*** Given data

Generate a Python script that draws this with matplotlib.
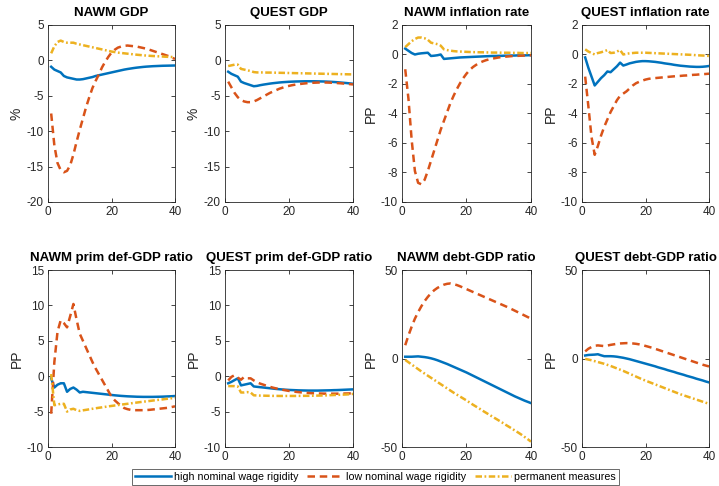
import matplotlib
matplotlib.use("Agg")
import matplotlib.pyplot as plt
import numpy as np

plt.rcParams["font.family"] = ["Liberation Sans", "DejaVu Sans"]
plt.rcParams["axes.unicode_minus"] = False

quarters = list(range(1, 41))

series_names = ["high nominal wage rigidity", "low nominal wage rigidity", "permanent measures"]

panel_titles = ["NAWM GDP", "QUEST GDP", "NAWM inflation rate", "QUEST inflation rate",
                "NAWM prim def-GDP ratio", "QUEST prim def-GDP ratio",
                "NAWM debt-GDP ratio", "QUEST debt-GDP ratio"]
panel_ylabels = ["%", "%", "PP", "PP", "PP", "PP", "PP", "PP"]
panel_yticks = [[-20, -15, -10, -5, 0, 5], [-20, -15, -10, -5, 0, 5],
                [-10, -8, -6, -4, -2, 0, 2], [-10, -8, -6, -4, -2, 0, 2],
                [-10, -5, 0, 5, 10, 15], [-10, -5, 0, 5, 10, 15],
                [-50, 0, 50], [-50, 0, 50]]
xticks = [0, 20, 40]

# NAWM GDP
nawm_gdp_high = [-0.9, -1.3, -1.5, -1.7, -2.2, -2.4, -2.5, -2.6, -2.7, -2.7, -2.65, -2.55, -2.45, -2.35, -2.2,
                 -2.1, -2.0, -1.9, -1.8, -1.7, -1.6, -1.5, -1.4, -1.3, -1.22, -1.15, -1.08, -1.02, -0.97, -0.92,
                 -0.88, -0.85, -0.82, -0.8, -0.78, -0.76, -0.75, -0.74, -0.73, -0.72]
nawm_gdp_low = [-7.5, -12.0, -14.5, -15.5, -15.8, -15.6, -14.8, -13.3, -11.5, -9.8, -8.2, -6.6, -5.2, -3.9, -2.9,
                -2.0, -1.0, -0.2, 0.5, 1.1, 1.5, 1.8, 1.95, 2.05, 2.1, 2.05, 2.0, 1.95, 1.85, 1.75,
                1.65, 1.5, 1.35, 1.2, 1.05, 0.9, 0.75, 0.6, 0.4, 0.2]
nawm_gdp_perm = [1.0, 2.0, 2.6, 2.8, 2.6, 2.5, 2.5, 2.5, 2.35, 2.25, 2.15, 2.05, 1.95, 1.85, 1.75,
                 1.65, 1.55, 1.45, 1.35, 1.25, 1.18, 1.1, 1.05, 1.0, 0.95, 0.9, 0.85, 0.8, 0.76, 0.72,
                 0.68, 0.65, 0.62, 0.6, 0.57, 0.55, 0.52, 0.5, 0.48, 0.45]

# QUEST GDP
quest_gdp_high = [-1.6, -1.9, -2.1, -2.3, -3.0, -3.2, -3.35, -3.5, -3.65, -3.6, -3.5, -3.42, -3.35, -3.28, -3.22,
                  -3.17, -3.12, -3.08, -3.05, -3.02, -3.0, -2.98, -2.97, -2.96, -2.95, -2.95, -2.95, -2.95, -2.96,
                  -2.97, -2.98, -3.0, -3.02, -3.05, -3.08, -3.12, -3.16, -3.2, -3.25, -3.3]
quest_gdp_low = [-3.0, -3.8, -4.6, -5.2, -5.6, -5.8, -5.9, -5.9, -5.8, -5.6, -5.35, -5.1, -4.85, -4.6, -4.4,
                 -4.2, -4.0, -3.85, -3.7, -3.6, -3.5, -3.42, -3.36, -3.3, -3.25, -3.2, -3.17, -3.15, -3.13, -3.12,
                 -3.12, -3.13, -3.15, -3.17, -3.2, -3.23, -3.27, -3.3, -3.35, -3.4]
quest_gdp_perm = [-0.8, -0.7, -0.6, -0.6, -1.2, -1.3, -1.4, -1.5, -1.65, -1.7, -1.7, -1.7, -1.72, -1.72, -1.73,
                  -1.74, -1.75, -1.76, -1.77, -1.78, -1.79, -1.8, -1.81, -1.82, -1.83, -1.84, -1.85, -1.86, -1.87,
                  -1.88, -1.89, -1.9, -1.91, -1.92, -1.93, -1.94, -1.95, -1.96, -1.97, -1.98]

# NAWM inflation rate
nawm_inf_high = [0.4, 0.25, 0.1, 0.0, 0.05, 0.08, 0.1, 0.12, -0.1, -0.08, -0.05, 0.0, -0.3, -0.28, -0.26,
                 -0.24, -0.22, -0.2, -0.19, -0.18, -0.17, -0.16, -0.15, -0.14, -0.13, -0.12, -0.11, -0.1, -0.1,
                 -0.09, -0.09, -0.08, -0.08, -0.07, -0.07, -0.06, -0.06, -0.06, -0.05, -0.05]
nawm_inf_low = [-1.0, -3.0, -5.8, -7.9, -8.7, -8.8, -8.5, -7.9, -7.2, -6.5, -5.8, -5.1, -4.5, -3.9, -3.3,
                -2.8, -2.35, -1.95, -1.6, -1.3, -1.05, -0.85, -0.7, -0.57, -0.47, -0.39, -0.33, -0.28, -0.24, -0.2,
                -0.17, -0.15, -0.13, -0.11, -0.1, -0.09, -0.08, -0.07, -0.06, -0.05]
nawm_inf_perm = [0.5, 0.7, 0.9, 1.05, 1.15, 1.15, 1.1, 1.0, 0.8, 0.75, 0.7, 0.6, 0.35, 0.3, 0.26,
                 0.23, 0.21, 0.2, 0.19, 0.18, 0.17, 0.16, 0.16, 0.15, 0.15, 0.14, 0.14, 0.13, 0.13, 0.13,
                 0.12, 0.12, 0.12, 0.11, 0.11, 0.11, 0.1, 0.1, 0.1, 0.1]

# QUEST inflation rate
quest_inf_high = [-0.2, -0.9, -1.5, -2.1, -1.85, -1.6, -1.4, -1.15, -1.2, -1.0, -0.8, -0.55, -0.75, -0.68, -0.6,
                  -0.55, -0.5, -0.47, -0.45, -0.45, -0.46, -0.48, -0.5, -0.53, -0.56, -0.6, -0.63, -0.66, -0.7,
                  -0.73, -0.76, -0.78, -0.8, -0.82, -0.83, -0.84, -0.84, -0.83, -0.81, -0.78]
quest_inf_low = [-1.5, -3.5, -5.6, -6.8, -6.2, -5.5, -4.9, -4.4, -3.9, -3.5, -3.1, -2.8, -2.65, -2.5, -2.3,
                 -2.1, -1.95, -1.85, -1.77, -1.7, -1.65, -1.62, -1.6, -1.58, -1.56, -1.54, -1.52, -1.5, -1.48,
                 -1.46, -1.45, -1.43, -1.42, -1.4, -1.38, -1.37, -1.35, -1.33, -1.32, -1.3]
quest_inf_perm = [0.35, 0.2, 0.1, 0.0, 0.1, 0.15, 0.22, 0.3, 0.1, 0.12, 0.2, 0.3, 0.0, 0.05, 0.08,
                  0.1, 0.12, 0.12, 0.12, 0.12, 0.11, 0.1, 0.09, 0.08, 0.07, 0.06, 0.05, 0.04, 0.03, 0.02,
                  0.01, 0.0, -0.01, -0.02, -0.03, -0.05, -0.06, -0.07, -0.08, -0.1]

# NAWM primary deficit-to-GDP ratio
nawm_def_high = [-0.3, -1.6, -1.2, -1.0, -1.0, -2.2, -1.8, -1.6, -1.9, -2.3, -2.2, -2.25, -2.3, -2.35, -2.4,
                 -2.45, -2.5, -2.55, -2.6, -2.65, -2.7, -2.74, -2.78, -2.81, -2.84, -2.86, -2.88, -2.9, -2.91,
                 -2.92, -2.92, -2.92, -2.92, -2.91, -2.9, -2.89, -2.87, -2.85, -2.83, -2.8]
nawm_def_low = [-5.3, 2.0, 6.3, 7.9, 7.5, 6.9, 8.5, 10.2, 8.0, 6.0, 5.0, 4.0, 3.0, 2.0, 1.1,
                0.3, -0.5, -1.3, -2.1, -2.9, -3.4, -3.8, -4.2, -4.5, -4.65, -4.75, -4.8, -4.8, -4.8, -4.8,
                -4.78, -4.75, -4.7, -4.65, -4.6, -4.55, -4.5, -4.45, -4.35, -4.25]
nawm_def_perm = [0.3, -4.1, -4.0, -3.9, -3.9, -5.0, -4.7, -4.6, -4.8, -4.9, -4.82, -4.75, -4.68, -4.6, -4.53,
                 -4.46, -4.4, -4.33, -4.26, -4.2, -4.14, -4.08, -4.02, -3.96, -3.9, -3.84, -3.78, -3.72, -3.66,
                 -3.6, -3.55, -3.5, -3.44, -3.38, -3.33, -3.28, -3.22, -3.17, -3.11, -3.05]

# QUEST primary deficit-to-GDP ratio
quest_def_high = [-1.0, -0.8, -0.55, -0.3, -1.3, -1.2, -1.1, -1.0, -1.45, -1.5, -1.55, -1.6, -1.65, -1.7, -1.75,
                  -1.8, -1.84, -1.88, -1.91, -1.94, -1.96, -1.98, -2.0, -2.01, -2.02, -2.03, -2.03, -2.03, -2.03,
                  -2.02, -2.01, -2.0, -1.99, -1.97, -1.96, -1.94, -1.92, -1.9, -1.88, -1.86]
quest_def_low = [-0.6, -0.1, 0.15, -0.2, -0.5, -0.1, -0.3, -0.3, -0.6, -0.85, -1.05, -1.2, -1.35, -1.5, -1.62,
                 -1.73, -1.83, -1.92, -2.0, -2.08, -2.15, -2.2, -2.25, -2.3, -2.34, -2.37, -2.4, -2.42, -2.44,
                 -2.45, -2.46, -2.47, -2.47, -2.47, -2.47, -2.46, -2.45, -2.44, -2.43, -2.42]
quest_def_perm = [-1.4, -1.4, -1.4, -1.45, -2.3, -2.3, -2.25, -2.3, -2.7, -2.72, -2.74, -2.75, -2.76, -2.77, -2.78,
                  -2.78, -2.79, -2.79, -2.79, -2.79, -2.79, -2.79, -2.78, -2.78, -2.77, -2.77, -2.76, -2.75, -2.74,
                  -2.73, -2.72, -2.7, -2.68, -2.66, -2.64, -2.62, -2.6, -2.58, -2.55, -2.5]

# NAWM debt-to-GDP ratio
nawm_debt_high = [1.0, 1.0, 1.0, 1.1, 1.2, 1.0, 0.8, 0.5, 0.1, -0.4, -1.0, -1.7, -2.4, -3.1, -3.9,
                  -4.7, -5.5, -6.3, -7.1, -7.9, -8.8, -9.7, -10.6, -11.5, -12.4, -13.3, -14.2, -15.1, -16.0,
                  -16.9, -17.8, -18.7, -19.6, -20.5, -21.4, -22.2, -23.0, -23.8, -24.5, -25.2]
nawm_debt_low = [7.5, 13.0, 18.0, 22.5, 26.2, 29.5, 32.4, 34.8, 36.9, 38.6, 39.9, 40.9, 41.7, 42.2, 42.4,
                 42.0, 41.5, 40.8, 40.0, 39.2, 38.4, 37.6, 36.8, 36.0, 35.2, 34.4, 33.6, 32.8, 32.0, 31.2,
                 30.4, 29.6, 28.8, 27.9, 27.0, 26.1, 25.2, 24.3, 23.4, 22.5]
nawm_debt_perm = [-0.8, -2.1, -3.4, -4.7, -6.0, -7.3, -8.5, -9.7, -10.9, -12.1, -13.3, -14.5, -15.7, -16.9, -18.1,
                  -19.3, -20.4, -21.5, -22.6, -23.7, -24.9, -26.1, -27.2, -28.3, -29.5, -30.6, -31.7, -32.8,
                  -33.9, -35.0, -36.1, -37.3, -38.4, -39.5, -40.7, -41.8, -43.0, -44.3, -45.6, -47.0]

# QUEST debt-to-GDP ratio
quest_debt_high = [1.7, 2.0, 2.1, 2.2, 2.4, 1.8, 1.3, 1.3, 1.3, 1.2, 1.0, 0.7, 0.4, 0.0, -0.4,
                   -0.9, -1.4, -1.9, -2.4, -2.9, -3.4, -3.9, -4.4, -5.0, -5.5, -6.0, -6.6, -7.1, -7.6,
                   -8.2, -8.7, -9.2, -9.8, -10.3, -10.8, -11.4, -11.9, -12.4, -13.0, -13.5]
quest_debt_low = [4.0, 5.5, 6.5, 7.2, 7.4, 7.2, 7.0, 7.3, 7.7, 8.0, 8.3, 8.5, 8.6, 8.7, 8.6,
                  8.5, 8.3, 8.0, 7.6, 7.1, 6.6, 6.1, 5.5, 4.9, 4.3, 3.7, 3.1, 2.5, 1.9,
                  1.3, 0.7, 0.1, -0.5, -1.1, -1.7, -2.3, -2.9, -3.5, -4.0, -4.5]
quest_debt_perm = [-0.2, -0.6, -1.0, -1.5, -2.0, -2.5, -3.0, -3.6, -4.2, -4.9, -5.6, -6.3, -7.0, -7.8, -8.6,
                   -9.4, -10.2, -11.0, -11.8, -12.5, -13.2, -13.9, -14.6, -15.3, -16.0, -16.7, -17.4, -18.1,
                   -18.8, -19.5, -20.2, -20.8, -21.4, -22.0, -22.6, -23.2, -23.8, -24.4, -25.0, -25.6]

panels = [
    (nawm_gdp_high, nawm_gdp_low, nawm_gdp_perm),
    (quest_gdp_high, quest_gdp_low, quest_gdp_perm),
    (nawm_inf_high, nawm_inf_low, nawm_inf_perm),
    (quest_inf_high, quest_inf_low, quest_inf_perm),
    (nawm_def_high, nawm_def_low, nawm_def_perm),
    (quest_def_high, quest_def_low, quest_def_perm),
    (nawm_debt_high, nawm_debt_low, nawm_debt_perm),
    (quest_debt_high, quest_debt_low, quest_debt_perm),
]

colors = ["#0072BD", "#D95319", "#EDB120"]
lw = 1.8
styles = ["-", (0, (3.0, 1.9)), (0, (2.6, 1.0, 0.7, 1.0))]

fig = plt.figure(figsize=(7.19, 4.86), dpi=100)
W, H = 719.0, 486.0
col_px = [(48, 175), (225, 353), (402, 531), (582, 709)]
row_px = [(25, 202), (270, 447)]

axis_grey = "#262626"
for i, (data, title, ylab, yt) in enumerate(zip(panels, panel_titles, panel_ylabels, panel_yticks)):
    r, c = divmod(i, 4)
    x0, x1 = col_px[c]
    y0, y1 = row_px[r]
    ax = fig.add_axes([x0 / W, 1 - y1 / H, (x1 - x0) / W, (y1 - y0) / H])
    for vals, col, ls in zip(data, colors, styles):
        ax.plot(quarters, vals, color=col, lw=lw, linestyle=ls)
    ax.set_xlim(0, 40)
    ax.set_ylim(yt[0], yt[-1])
    ax.set_xticks(xticks)
    ax.set_yticks(yt)
    ax.set_yticklabels([str(v) for v in yt])
    ax.tick_params(direction="in", top=True, right=True, length=3, width=0.6,
                   labelsize=8.5, colors=axis_grey, pad=3)
    for sp in ax.spines.values():
        sp.set_color(axis_grey)
        sp.set_linewidth(0.6)
    ax.set_title(title, fontsize=9.5, fontweight="bold", pad=6.5, color="black")
    ax.set_ylabel(ylab, fontsize=10, color=axis_grey, labelpad=2)

handles = [plt.Line2D([], [], color=c, lw=lw, linestyle=s) for c, s in zip(colors, styles)]
leg = fig.legend(handles, series_names, loc="lower center", bbox_to_anchor=(0.522, 0.002),
                 ncol=3, fontsize=7.7, frameon=True, fancybox=False, handlelength=3.4,
                 handletextpad=0.3, columnspacing=0.75, borderpad=0.3, borderaxespad=0.0)
leg.get_frame().set_edgecolor(axis_grey)
leg.get_frame().set_linewidth(0.6)
for t in leg.get_texts():
    t.set_color("black")

fig.savefig("out.png", dpi=100)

******

• What you have to do
Exactly restate the lines from the beginning of the data through the line with "0.68, 0.65, 0.62, 0.6, 0.57, 0.55, 0.52, 0.5, 0.48, 0.45]", and no others, keeping pictures out.

• Solution
Generate a Python script that draws this with matplotlib.
import matplotlib
matplotlib.use("Agg")
import matplotlib.pyplot as plt
import numpy as np

plt.rcParams["font.family"] = ["Liberation Sans", "DejaVu Sans"]
plt.rcParams["axes.unicode_minus"] = False

quarters = list(range(1, 41))

series_names = ["high nominal wage rigidity", "low nominal wage rigidity", "permanent measures"]

panel_titles = ["NAWM GDP", "QUEST GDP", "NAWM inflation rate", "QUEST inflation rate",
                "NAWM prim def-GDP ratio", "QUEST prim def-GDP ratio",
                "NAWM debt-GDP ratio", "QUEST debt-GDP ratio"]
panel_ylabels = ["%", "%", "PP", "PP", "PP", "PP", "PP", "PP"]
panel_yticks = [[-20, -15, -10, -5, 0, 5], [-20, -15, -10, -5, 0, 5],
                [-10, -8, -6, -4, -2, 0, 2], [-10, -8, -6, -4, -2, 0, 2],
                [-10, -5, 0, 5, 10, 15], [-10, -5, 0, 5, 10, 15],
                [-50, 0, 50], [-50, 0, 50]]
xticks = [0, 20, 40]

# NAWM GDP
nawm_gdp_high = [-0.9, -1.3, -1.5, -1.7, -2.2, -2.4, -2.5, -2.6, -2.7, -2.7, -2.65, -2.55, -2.45, -2.35, -2.2,
                 -2.1, -2.0, -1.9, -1.8, -1.7, -1.6, -1.5, -1.4, -1.3, -1.22, -1.15, -1.08, -1.02, -0.97, -0.92,
                 -0.88, -0.85, -0.82, -0.8, -0.78, -0.76, -0.75, -0.74, -0.73, -0.72]
nawm_gdp_low = [-7.5, -12.0, -14.5, -15.5, -15.8, -15.6, -14.8, -13.3, -11.5, -9.8, -8.2, -6.6, -5.2, -3.9, -2.9,
                -2.0, -1.0, -0.2, 0.5, 1.1, 1.5, 1.8, 1.95, 2.05, 2.1, 2.05, 2.0, 1.95, 1.85, 1.75,
                1.65, 1.5, 1.35, 1.2, 1.05, 0.9, 0.75, 0.6, 0.4, 0.2]
nawm_gdp_perm = [1.0, 2.0, 2.6, 2.8, 2.6, 2.5, 2.5, 2.5, 2.35, 2.25, 2.15, 2.05, 1.95, 1.85, 1.75,
                 1.65, 1.55, 1.45, 1.35, 1.25, 1.18, 1.1, 1.05, 1.0, 0.95, 0.9, 0.85, 0.8, 0.76, 0.72,
                 0.68, 0.65, 0.62, 0.6, 0.57, 0.55, 0.52, 0.5, 0.48, 0.45]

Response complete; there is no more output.